Parliament may have to start 'from scratch' in holding Mkhwebane accountable, says DA in court papers

Public protector Busisiwe Mkhwebane. File photo.
Public protector Busisiwe Mkhwebane. File photo.
Image: Esa Alexander/Sunday Times

If allowed to stand, the recent high court judgment on parliament’s impeachment rules would force it to start “from scratch” in holding public protector Busisiwe Mkhwebane accountable, the DA said in court papers.

The party, which brought the impeachment motion against Mkhwebane in parliament, on Thursday filed its application to the Constitutional Court to appeal against the Western Cape High Court’s judgment that found parliament’s impeachment rules for the heads of chapter nine institutions unconstitutional.

A day earlier, the speaker applied to appeal and acting speaker Lechesa Tsenoli said he would recommend that the process for Mkhwebane be suspended in the meantime. Both have approached the highest court urgently, with the DA saying that, for as long as it takes the appeal to be determined, the National Assembly is “precluded from its constitutionally entrenched function”.

“This is obviously a very serious concern and the appeals consequently need to be resolved expeditiously,” said the DA’s attorney Elzanne Jonker in an affidavit to the Constitutional Court.

The high court judgment invalidated steps that had already been taken in the process for Mkhwebane’s impeachment – in particular the preliminary assessment by an independent panel chaired by retired Constitutional Court justice Bess Nkabinde. The panel found that Mkhwebane had a case to answer for misconduct and incompetence.

When Mkhwebane challenged the constitutionality of the rules, she did so on 12 separate grounds. The majority of these were dismissed, but two were upheld. One was about the constitutionality of the prohibition on lawyers participating in the proceedings before a parliamentary impeachment committee. Jonker said the DA was not appealing against the high court’s finding on this score.

The other was that the high court agreed it was unconstitutional – a breach of the separation of powers, it said – that a judge could be part of the independent panel that made a preliminary assessment of whether there were prima facie grounds for impeachment.

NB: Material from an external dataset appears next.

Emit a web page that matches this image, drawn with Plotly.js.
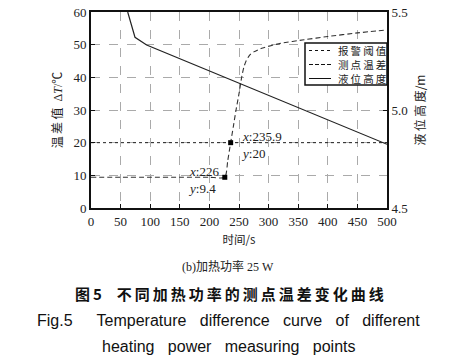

Jonker said the high court was wrong in how it interpreted the law on the separation of powers and the independence of the judiciary, with SA’s separation of powers doctrine having at its core the purpose of “ensuring accountability, responsiveness and openness”.

It is a matter of the utmost public importance that the suitability of a public protector who has been repeatedly rebuked by our courts is swiftly and finally resolved.
Elzanne Jonker, attorney for DA 

“Checks and balances do not exist for their own sake. The separation of powers in South Africa is uniquely designed to promote the principle of effective and accountable governance, and not simply as a theoretical divide with no instrumental value,” Jonker said. 

Judges were ideally placed to do what is required of the independent panel under the impeachment rules and would enhance the impartiality and effectiveness of its work, she said.

That the choice of the judge must be agreed to by the chief justice was a further safeguard. “If the chief justice, as head of the judiciary, has any reservations about the propriety of appointing a particular judge to an independent panel ... he or she can and should simply refrain from agreeing to that appointment,” said Jonker.

The DA has asked the ConCourt, if it agrees with the high court, to make its order forward looking only – so that parliament does not have to begin afresh in Mkhwebane’s case.

Jonker said there was no suggestion that the appointment of Nkabinde was party-political or that her integrity or that of the judiciary was impugned.

“On the other hand, the interests of society favour moving forward ... It is a matter of the utmost public importance that the suitability of a public protector who has been repeatedly rebuked by our courts is swiftly and finally resolved.”